Kristin Cumming (Actor) .. Becky
Signy Coleman (Actor) .. Amy
Born: July 04, 1960
Charlotte Rae (Actor)
Born: April 22, 1926
Died: August 05, 2018
Birthplace: Milwaukee, Wisconsin, United States
Trivia: Even as a teenaged performer with the Shorewood Players, a Milwaukee community-theatre group, Charlotte Rae thrived in playing characters much older than herself. Example: at 16, Charlotte starred as Dolly Gallegher Levi in a Shorewood production of Thornton Wilder's The Merchant of Yonkers (her 28-year-old "Horace Vandergelder" was future Broadway director Morton DaCosta). Following graduation from Northwestern University, Rae made her Broadway bow in 1952's Three Wishes for Jamie. The following year, she scored a hit as Mrs. Peachum in the long-running off-Broadway revival of Brecht and Kurt Weill's Threepenny Opera, and within three years she was portraying the ancient, wizened Mammy Yokum in Li'l Abner. She was a favorite of TV producer Nat Hiken, who hired her for several guest spots on The Phil Silvers Show. In 1961, Hiken cast the 35-year-old Charlotte as middle-aged hausfrau Sylvia Schnauzer, virago wife of officer Leo Schnauzer (played by fiftyish Al Lewis) on Car 54, Where are You?
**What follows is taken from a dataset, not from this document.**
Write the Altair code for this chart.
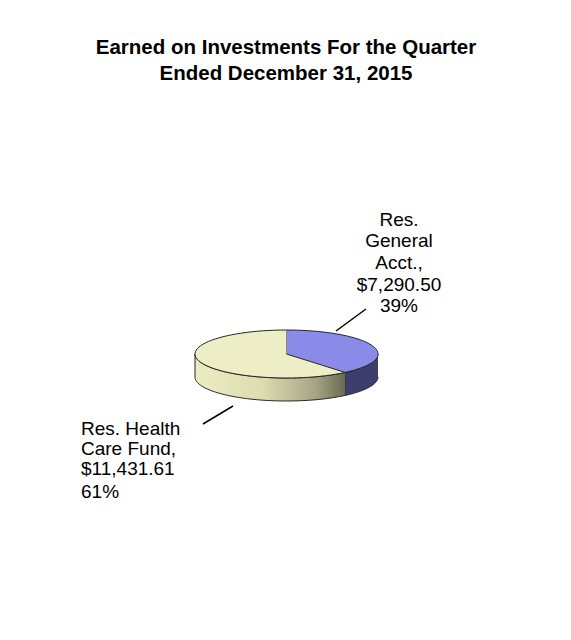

Rae's other TV series credits include the 1950s daytime drama From These Roots, the 1975 Norman Lear sitcom Hot L Baltimore and the 1976 Summer replacement The Rich Little Show. In 1978, Rae was cast as flibbertigibbet housekeeper Mrs. Garrett on the Gary Coleman series Diff'rent Strokes; the character struck such a responsive chord with audiences that she was spun off into her own starring sitcom The Facts of Life, in 1986. Rae remained with Facts as Mrs. Garrett until 1986, by which time she had been nominated for two Emmies (she has also received Obie and Tony nominations; an actual win is long overdue). More recently, Charlotte has provided voices for such animated offerings as Tom and Jerry: The Movie (1993) and TV's Itsy Bitsy Spider. An off-and-on nightclub and revue performer, Charlotte Rae took her one-woman "Broadway highlights" show on the road in 1994. Rae would continue to act in the decades to come, providing the voice of Nanny on the 101 Dalmations animated series, and appearing in films like You Don't Mess with the Zohan.